_Stated task_
Each line in the entries below that holds the string "this" is to be listed.

_Dataset extract_
===============
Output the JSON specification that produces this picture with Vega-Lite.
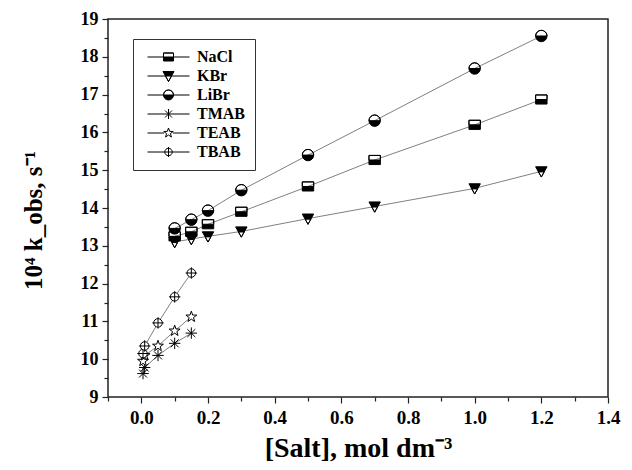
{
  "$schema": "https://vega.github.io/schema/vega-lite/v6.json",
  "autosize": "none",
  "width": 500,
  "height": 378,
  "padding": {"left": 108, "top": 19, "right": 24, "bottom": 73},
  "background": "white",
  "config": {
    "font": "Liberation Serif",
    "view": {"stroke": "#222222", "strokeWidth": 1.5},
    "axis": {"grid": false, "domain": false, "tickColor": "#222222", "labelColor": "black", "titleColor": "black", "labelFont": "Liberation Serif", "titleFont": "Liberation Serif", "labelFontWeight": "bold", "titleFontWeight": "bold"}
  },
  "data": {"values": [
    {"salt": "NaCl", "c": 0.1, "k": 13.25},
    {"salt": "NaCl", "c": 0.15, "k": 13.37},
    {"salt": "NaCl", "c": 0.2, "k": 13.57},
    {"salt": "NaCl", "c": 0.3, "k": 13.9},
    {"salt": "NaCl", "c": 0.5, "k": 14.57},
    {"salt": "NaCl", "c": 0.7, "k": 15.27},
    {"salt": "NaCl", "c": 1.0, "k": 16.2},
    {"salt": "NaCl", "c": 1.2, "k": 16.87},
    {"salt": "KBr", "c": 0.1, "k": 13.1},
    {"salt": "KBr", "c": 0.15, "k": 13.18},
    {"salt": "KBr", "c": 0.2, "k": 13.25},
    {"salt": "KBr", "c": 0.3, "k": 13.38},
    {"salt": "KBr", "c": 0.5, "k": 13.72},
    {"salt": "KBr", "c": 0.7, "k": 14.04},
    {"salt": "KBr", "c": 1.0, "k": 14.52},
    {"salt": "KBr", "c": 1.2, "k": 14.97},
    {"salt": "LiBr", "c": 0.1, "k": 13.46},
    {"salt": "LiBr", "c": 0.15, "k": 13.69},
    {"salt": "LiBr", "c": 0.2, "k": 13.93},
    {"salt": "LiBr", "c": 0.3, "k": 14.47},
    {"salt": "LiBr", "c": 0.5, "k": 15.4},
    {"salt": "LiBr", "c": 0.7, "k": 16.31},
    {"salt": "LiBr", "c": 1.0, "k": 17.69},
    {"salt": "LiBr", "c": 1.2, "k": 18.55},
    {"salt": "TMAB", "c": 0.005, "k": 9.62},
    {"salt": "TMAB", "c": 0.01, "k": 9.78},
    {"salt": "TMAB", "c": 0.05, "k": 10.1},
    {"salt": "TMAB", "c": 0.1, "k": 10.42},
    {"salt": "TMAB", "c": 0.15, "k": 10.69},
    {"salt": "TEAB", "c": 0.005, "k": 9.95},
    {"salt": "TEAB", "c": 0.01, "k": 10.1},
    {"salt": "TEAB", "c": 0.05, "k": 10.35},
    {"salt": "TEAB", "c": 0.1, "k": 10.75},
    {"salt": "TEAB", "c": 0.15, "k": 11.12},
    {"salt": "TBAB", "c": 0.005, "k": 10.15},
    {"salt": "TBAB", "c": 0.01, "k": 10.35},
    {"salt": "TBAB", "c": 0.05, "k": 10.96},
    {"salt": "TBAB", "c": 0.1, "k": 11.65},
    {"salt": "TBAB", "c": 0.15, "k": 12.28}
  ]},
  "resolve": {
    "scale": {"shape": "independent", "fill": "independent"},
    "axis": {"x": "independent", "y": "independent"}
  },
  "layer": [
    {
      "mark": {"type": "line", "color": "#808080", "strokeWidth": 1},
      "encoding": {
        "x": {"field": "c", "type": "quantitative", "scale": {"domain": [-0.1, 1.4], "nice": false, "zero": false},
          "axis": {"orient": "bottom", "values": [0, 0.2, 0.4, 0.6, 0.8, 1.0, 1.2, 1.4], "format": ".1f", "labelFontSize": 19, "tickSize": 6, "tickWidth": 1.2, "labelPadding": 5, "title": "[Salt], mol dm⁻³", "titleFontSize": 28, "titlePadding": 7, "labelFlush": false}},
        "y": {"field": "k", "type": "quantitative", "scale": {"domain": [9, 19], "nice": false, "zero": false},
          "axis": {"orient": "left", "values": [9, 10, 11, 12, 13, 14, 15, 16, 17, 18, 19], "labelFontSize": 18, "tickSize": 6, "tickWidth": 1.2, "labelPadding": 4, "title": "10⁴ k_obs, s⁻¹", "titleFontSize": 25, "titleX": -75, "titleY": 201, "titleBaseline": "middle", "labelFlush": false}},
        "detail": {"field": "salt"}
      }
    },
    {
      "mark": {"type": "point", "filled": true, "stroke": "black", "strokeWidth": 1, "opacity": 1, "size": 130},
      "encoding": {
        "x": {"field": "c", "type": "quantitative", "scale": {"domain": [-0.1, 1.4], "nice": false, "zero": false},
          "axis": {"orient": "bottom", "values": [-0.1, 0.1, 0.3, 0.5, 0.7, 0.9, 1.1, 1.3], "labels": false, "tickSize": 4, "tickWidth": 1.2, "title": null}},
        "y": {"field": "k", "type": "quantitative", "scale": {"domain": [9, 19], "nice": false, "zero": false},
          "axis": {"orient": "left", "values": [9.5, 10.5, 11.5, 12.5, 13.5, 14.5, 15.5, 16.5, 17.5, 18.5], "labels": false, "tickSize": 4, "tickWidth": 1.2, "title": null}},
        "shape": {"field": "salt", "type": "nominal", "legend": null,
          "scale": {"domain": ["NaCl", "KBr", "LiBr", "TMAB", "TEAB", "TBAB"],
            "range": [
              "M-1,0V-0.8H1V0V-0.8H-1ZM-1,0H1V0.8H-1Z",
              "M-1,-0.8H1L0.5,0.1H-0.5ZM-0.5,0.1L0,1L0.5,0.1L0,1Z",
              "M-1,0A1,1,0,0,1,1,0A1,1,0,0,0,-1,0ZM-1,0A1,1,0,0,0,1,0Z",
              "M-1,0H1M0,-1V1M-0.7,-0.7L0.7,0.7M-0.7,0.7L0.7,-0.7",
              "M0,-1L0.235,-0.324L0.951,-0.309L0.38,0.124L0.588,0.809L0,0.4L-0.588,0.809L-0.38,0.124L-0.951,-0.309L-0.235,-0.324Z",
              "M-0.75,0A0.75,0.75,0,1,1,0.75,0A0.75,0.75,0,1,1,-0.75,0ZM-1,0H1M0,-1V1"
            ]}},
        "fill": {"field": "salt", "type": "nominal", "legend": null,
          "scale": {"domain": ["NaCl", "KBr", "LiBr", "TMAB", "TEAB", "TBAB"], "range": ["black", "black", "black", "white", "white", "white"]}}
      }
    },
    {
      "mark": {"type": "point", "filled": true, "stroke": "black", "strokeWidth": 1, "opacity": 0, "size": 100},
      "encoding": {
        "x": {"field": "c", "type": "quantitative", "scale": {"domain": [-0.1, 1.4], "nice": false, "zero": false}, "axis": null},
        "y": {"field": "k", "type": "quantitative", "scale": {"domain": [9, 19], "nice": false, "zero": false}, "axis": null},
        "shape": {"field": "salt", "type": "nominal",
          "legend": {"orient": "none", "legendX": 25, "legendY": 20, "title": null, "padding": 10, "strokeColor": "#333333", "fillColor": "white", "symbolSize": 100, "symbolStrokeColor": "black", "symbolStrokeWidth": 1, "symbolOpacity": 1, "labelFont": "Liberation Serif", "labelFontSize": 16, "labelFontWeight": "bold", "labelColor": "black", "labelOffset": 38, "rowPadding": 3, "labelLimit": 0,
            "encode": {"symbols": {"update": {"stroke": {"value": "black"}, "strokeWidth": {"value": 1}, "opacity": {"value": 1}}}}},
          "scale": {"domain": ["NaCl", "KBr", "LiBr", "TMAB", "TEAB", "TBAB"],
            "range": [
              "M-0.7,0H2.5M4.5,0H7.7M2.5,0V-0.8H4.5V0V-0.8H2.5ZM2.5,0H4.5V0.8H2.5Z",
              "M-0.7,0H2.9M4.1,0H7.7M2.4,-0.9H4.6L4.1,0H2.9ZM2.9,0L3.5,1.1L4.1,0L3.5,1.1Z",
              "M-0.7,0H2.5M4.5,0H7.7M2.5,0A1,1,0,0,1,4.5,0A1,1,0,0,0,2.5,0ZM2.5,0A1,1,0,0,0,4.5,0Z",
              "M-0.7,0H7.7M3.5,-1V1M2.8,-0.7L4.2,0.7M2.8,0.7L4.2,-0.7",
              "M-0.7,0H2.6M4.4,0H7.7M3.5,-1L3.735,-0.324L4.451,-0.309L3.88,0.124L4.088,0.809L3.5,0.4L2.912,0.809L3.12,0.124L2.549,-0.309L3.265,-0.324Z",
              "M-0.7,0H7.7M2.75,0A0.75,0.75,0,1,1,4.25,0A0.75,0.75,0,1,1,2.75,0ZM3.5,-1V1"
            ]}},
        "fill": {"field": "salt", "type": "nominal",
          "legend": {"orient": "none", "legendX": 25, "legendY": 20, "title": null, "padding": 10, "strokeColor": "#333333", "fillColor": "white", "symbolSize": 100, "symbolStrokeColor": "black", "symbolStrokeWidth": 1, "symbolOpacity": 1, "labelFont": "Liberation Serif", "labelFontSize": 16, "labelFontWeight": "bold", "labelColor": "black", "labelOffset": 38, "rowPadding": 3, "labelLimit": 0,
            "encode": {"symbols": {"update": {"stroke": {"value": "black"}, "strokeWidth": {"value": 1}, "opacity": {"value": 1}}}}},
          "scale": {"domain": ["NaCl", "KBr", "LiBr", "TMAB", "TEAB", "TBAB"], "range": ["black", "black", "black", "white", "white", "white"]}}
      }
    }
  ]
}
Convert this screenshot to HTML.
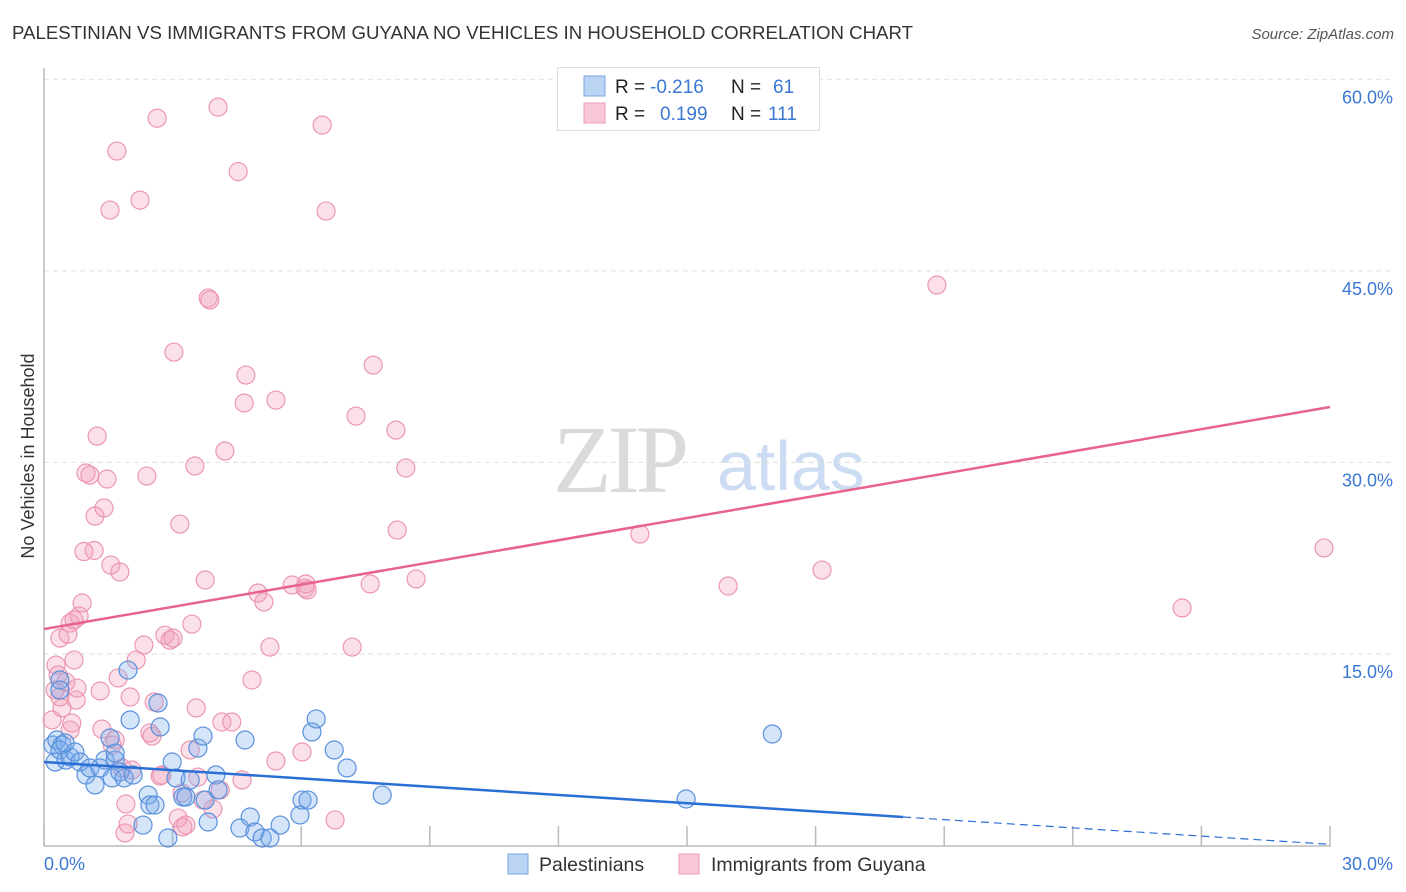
===============
_Full solution_
Output the JSON specification that produces this picture with Vega-Lite.
Convert this screenshot to HTML.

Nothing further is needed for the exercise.